----- Data excerpt -----

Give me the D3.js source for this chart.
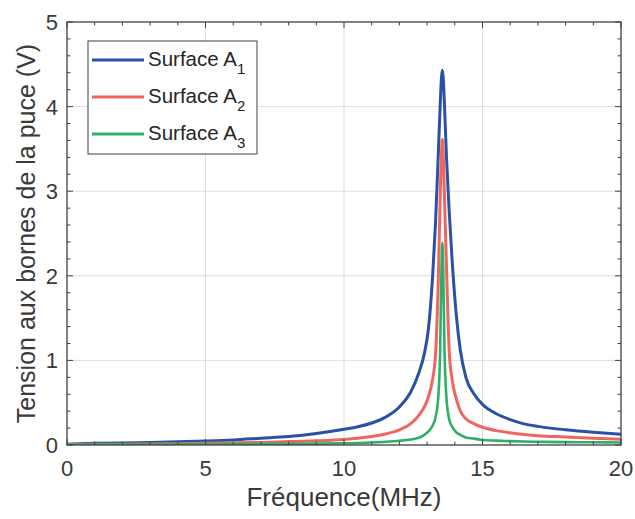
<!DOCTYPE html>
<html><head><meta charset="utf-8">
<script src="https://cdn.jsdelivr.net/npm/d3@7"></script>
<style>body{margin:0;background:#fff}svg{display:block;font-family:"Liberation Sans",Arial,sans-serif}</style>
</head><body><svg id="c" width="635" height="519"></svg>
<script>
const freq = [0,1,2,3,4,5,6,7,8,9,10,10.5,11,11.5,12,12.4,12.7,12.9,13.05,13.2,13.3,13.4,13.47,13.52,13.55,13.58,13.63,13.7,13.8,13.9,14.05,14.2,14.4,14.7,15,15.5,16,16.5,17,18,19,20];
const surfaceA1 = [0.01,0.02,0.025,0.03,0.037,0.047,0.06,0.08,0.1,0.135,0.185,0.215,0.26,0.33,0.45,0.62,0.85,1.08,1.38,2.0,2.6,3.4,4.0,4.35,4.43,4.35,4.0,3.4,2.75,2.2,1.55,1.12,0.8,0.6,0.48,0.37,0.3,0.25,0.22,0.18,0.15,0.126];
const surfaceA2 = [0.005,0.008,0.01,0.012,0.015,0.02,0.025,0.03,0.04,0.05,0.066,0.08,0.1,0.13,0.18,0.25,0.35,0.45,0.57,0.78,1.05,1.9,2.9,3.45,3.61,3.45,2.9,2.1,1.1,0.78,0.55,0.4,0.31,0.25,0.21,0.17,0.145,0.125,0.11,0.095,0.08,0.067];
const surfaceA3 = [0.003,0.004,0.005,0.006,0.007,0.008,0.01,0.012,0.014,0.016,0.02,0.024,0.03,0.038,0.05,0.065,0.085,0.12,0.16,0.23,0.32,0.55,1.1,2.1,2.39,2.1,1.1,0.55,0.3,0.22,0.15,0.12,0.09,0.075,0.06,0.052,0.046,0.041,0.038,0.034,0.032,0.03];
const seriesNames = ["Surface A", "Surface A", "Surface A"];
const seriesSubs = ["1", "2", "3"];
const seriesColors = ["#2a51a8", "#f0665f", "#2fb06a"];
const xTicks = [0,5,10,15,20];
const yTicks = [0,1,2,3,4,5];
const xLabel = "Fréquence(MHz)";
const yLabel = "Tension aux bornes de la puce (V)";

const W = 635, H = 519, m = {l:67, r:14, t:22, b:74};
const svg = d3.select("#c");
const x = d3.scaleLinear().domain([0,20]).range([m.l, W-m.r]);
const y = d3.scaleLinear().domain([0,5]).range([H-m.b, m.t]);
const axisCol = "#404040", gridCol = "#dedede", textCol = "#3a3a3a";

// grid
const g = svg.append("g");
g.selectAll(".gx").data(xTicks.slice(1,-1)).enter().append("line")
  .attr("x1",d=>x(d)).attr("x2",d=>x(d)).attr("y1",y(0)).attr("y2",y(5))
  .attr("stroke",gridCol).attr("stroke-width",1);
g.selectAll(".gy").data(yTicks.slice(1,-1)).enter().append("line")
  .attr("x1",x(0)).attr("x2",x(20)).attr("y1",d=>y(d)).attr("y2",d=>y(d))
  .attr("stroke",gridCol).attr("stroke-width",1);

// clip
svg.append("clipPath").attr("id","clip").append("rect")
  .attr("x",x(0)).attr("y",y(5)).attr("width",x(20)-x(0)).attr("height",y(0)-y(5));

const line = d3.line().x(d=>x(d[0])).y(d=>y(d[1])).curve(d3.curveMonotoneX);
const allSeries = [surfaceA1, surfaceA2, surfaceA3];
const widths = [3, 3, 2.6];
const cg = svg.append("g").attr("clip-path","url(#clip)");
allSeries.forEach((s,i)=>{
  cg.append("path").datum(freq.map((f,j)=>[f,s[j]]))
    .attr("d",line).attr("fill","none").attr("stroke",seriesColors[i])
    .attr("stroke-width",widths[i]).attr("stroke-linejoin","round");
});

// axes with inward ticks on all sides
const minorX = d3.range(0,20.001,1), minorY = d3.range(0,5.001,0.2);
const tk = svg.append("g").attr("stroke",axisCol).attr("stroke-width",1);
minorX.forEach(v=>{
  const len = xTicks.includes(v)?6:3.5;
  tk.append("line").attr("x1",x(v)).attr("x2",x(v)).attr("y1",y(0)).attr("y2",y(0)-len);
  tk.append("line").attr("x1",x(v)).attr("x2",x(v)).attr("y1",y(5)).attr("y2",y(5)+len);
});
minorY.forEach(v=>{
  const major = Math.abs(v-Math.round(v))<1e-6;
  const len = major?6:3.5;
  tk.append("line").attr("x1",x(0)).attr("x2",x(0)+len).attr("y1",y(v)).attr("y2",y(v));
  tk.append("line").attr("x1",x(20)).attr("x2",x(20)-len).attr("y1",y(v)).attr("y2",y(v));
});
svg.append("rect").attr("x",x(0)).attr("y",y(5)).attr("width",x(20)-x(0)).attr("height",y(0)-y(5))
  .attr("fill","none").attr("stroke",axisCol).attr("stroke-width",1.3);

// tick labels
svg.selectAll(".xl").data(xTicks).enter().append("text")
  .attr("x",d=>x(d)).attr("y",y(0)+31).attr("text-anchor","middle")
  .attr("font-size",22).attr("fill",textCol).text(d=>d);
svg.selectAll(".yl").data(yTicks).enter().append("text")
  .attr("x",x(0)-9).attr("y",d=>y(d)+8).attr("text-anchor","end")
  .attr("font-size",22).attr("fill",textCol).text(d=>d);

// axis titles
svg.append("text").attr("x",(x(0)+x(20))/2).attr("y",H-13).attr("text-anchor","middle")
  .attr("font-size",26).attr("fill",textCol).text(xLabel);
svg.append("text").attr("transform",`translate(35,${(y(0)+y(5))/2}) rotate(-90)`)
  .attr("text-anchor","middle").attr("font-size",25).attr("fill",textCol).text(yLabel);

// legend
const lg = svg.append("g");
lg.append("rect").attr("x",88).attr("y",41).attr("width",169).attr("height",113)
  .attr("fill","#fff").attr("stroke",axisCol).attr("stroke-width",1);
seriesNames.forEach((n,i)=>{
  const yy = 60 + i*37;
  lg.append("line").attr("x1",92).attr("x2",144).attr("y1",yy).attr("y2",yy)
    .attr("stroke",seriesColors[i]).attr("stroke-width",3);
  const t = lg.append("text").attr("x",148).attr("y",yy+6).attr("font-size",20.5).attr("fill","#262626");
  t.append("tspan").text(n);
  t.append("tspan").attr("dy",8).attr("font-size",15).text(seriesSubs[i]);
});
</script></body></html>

-----

Task requirements: Restate the data above word for word. Skip every picture.

Solution below:
Give me the D3.js source for this chart.
<!DOCTYPE html>
<html><head><meta charset="utf-8">
<script src="https://cdn.jsdelivr.net/npm/d3@7"></script>
<style>body{margin:0;background:#fff}svg{display:block;font-family:"Liberation Sans",Arial,sans-serif}</style>
</head><body><svg id="c" width="635" height="519"></svg>
<script>
const freq = [0,1,2,3,4,5,6,7,8,9,10,10.5,11,11.5,12,12.4,12.7,12.9,13.05,13.2,13.3,13.4,13.47,13.52,13.55,13.58,13.63,13.7,13.8,13.9,14.05,14.2,14.4,14.7,15,15.5,16,16.5,17,18,19,20];
const surfaceA1 = [0.01,0.02,0.025,0.03,0.037,0.047,0.06,0.08,0.1,0.135,0.185,0.215,0.26,0.33,0.45,0.62,0.85,1.08,1.38,2.0,2.6,3.4,4.0,4.35,4.43,4.35,4.0,3.4,2.75,2.2,1.55,1.12,0.8,0.6,0.48,0.37,0.3,0.25,0.22,0.18,0.15,0.126];
const surfaceA2 = [0.005,0.008,0.01,0.012,0.015,0.02,0.025,0.03,0.04,0.05,0.066,0.08,0.1,0.13,0.18,0.25,0.35,0.45,0.57,0.78,1.05,1.9,2.9,3.45,3.61,3.45,2.9,2.1,1.1,0.78,0.55,0.4,0.31,0.25,0.21,0.17,0.145,0.125,0.11,0.095,0.08,0.067];
const surfaceA3 = [0.003,0.004,0.005,0.006,0.007,0.008,0.01,0.012,0.014,0.016,0.02,0.024,0.03,0.038,0.05,0.065,0.085,0.12,0.16,0.23,0.32,0.55,1.1,2.1,2.39,2.1,1.1,0.55,0.3,0.22,0.15,0.12,0.09,0.075,0.06,0.052,0.046,0.041,0.038,0.034,0.032,0.03];
const seriesNames = ["Surface A", "Surface A", "Surface A"];
const seriesSubs = ["1", "2", "3"];
const seriesColors = ["#2a51a8", "#f0665f", "#2fb06a"];
const xTicks = [0,5,10,15,20];
const yTicks = [0,1,2,3,4,5];
const xLabel = "Fréquence(MHz)";
const yLabel = "Tension aux bornes de la puce (V)";

const W = 635, H = 519, m = {l:67, r:14, t:22, b:74};
const svg = d3.select("#c");
const x = d3.scaleLinear().domain([0,20]).range([m.l, W-m.r]);
const y = d3.scaleLinear().domain([0,5]).range([H-m.b, m.t]);
const axisCol = "#404040", gridCol = "#dedede", textCol = "#3a3a3a";

// grid
const g = svg.append("g");
g.selectAll(".gx").data(xTicks.slice(1,-1)).enter().append("line")
  .attr("x1",d=>x(d)).attr("x2",d=>x(d)).attr("y1",y(0)).attr("y2",y(5))
  .attr("stroke",gridCol).attr("stroke-width",1);
g.selectAll(".gy").data(yTicks.slice(1,-1)).enter().append("line")
  .attr("x1",x(0)).attr("x2",x(20)).attr("y1",d=>y(d)).attr("y2",d=>y(d))
  .attr("stroke",gridCol).attr("stroke-width",1);

// clip
svg.append("clipPath").attr("id","clip").append("rect")
  .attr("x",x(0)).attr("y",y(5)).attr("width",x(20)-x(0)).attr("height",y(0)-y(5));

const line = d3.line().x(d=>x(d[0])).y(d=>y(d[1])).curve(d3.curveMonotoneX);
const allSeries = [surfaceA1, surfaceA2, surfaceA3];
const widths = [3, 3, 2.6];
const cg = svg.append("g").attr("clip-path","url(#clip)");
allSeries.forEach((s,i)=>{
  cg.append("path").datum(freq.map((f,j)=>[f,s[j]]))
    .attr("d",line).attr("fill","none").attr("stroke",seriesColors[i])
    .attr("stroke-width",widths[i]).attr("stroke-linejoin","round");
});

// axes with inward ticks on all sides
const minorX = d3.range(0,20.001,1), minorY = d3.range(0,5.001,0.2);
const tk = svg.append("g").attr("stroke",axisCol).attr("stroke-width",1);
minorX.forEach(v=>{
  const len = xTicks.includes(v)?6:3.5;
  tk.append("line").attr("x1",x(v)).attr("x2",x(v)).attr("y1",y(0)).attr("y2",y(0)-len);
  tk.append("line").attr("x1",x(v)).attr("x2",x(v)).attr("y1",y(5)).attr("y2",y(5)+len);
});
minorY.forEach(v=>{
  const major = Math.abs(v-Math.round(v))<1e-6;
  const len = major?6:3.5;
  tk.append("line").attr("x1",x(0)).attr("x2",x(0)+len).attr("y1",y(v)).attr("y2",y(v));
  tk.append("line").attr("x1",x(20)).attr("x2",x(20)-len).attr("y1",y(v)).attr("y2",y(v));
});
svg.append("rect").attr("x",x(0)).attr("y",y(5)).attr("width",x(20)-x(0)).attr("height",y(0)-y(5))
  .attr("fill","none").attr("stroke",axisCol).attr("stroke-width",1.3);

// tick labels
svg.selectAll(".xl").data(xTicks).enter().append("text")
  .attr("x",d=>x(d)).attr("y",y(0)+31).attr("text-anchor","middle")
  .attr("font-size",22).attr("fill",textCol).text(d=>d);
svg.selectAll(".yl").data(yTicks).enter().append("text")
  .attr("x",x(0)-9).attr("y",d=>y(d)+8).attr("text-anchor","end")
  .attr("font-size",22).attr("fill",textCol).text(d=>d);

// axis titles
svg.append("text").attr("x",(x(0)+x(20))/2).attr("y",H-13).attr("text-anchor","middle")
  .attr("font-size",26).attr("fill",textCol).text(xLabel);
svg.append("text").attr("transform",`translate(35,${(y(0)+y(5))/2}) rotate(-90)`)
  .attr("text-anchor","middle").attr("font-size",25).attr("fill",textCol).text(yLabel);

// legend
const lg = svg.append("g");
lg.append("rect").attr("x",88).attr("y",41).attr("width",169).attr("height",113)
  .attr("fill","#fff").attr("stroke",axisCol).attr("stroke-width",1);
seriesNames.forEach((n,i)=>{
  const yy = 60 + i*37;
  lg.append("line").attr("x1",92).attr("x2",144).attr("y1",yy).attr("y2",yy)
    .attr("stroke",seriesColors[i]).attr("stroke-width",3);
  const t = lg.append("text").attr("x",148).attr("y",yy+6).attr("font-size",20.5).attr("fill","#262626");
  t.append("tspan").text(n);
  t.append("tspan").attr("dy",8).attr("font-size",15).text(seriesSubs[i]);
});
</script></body></html>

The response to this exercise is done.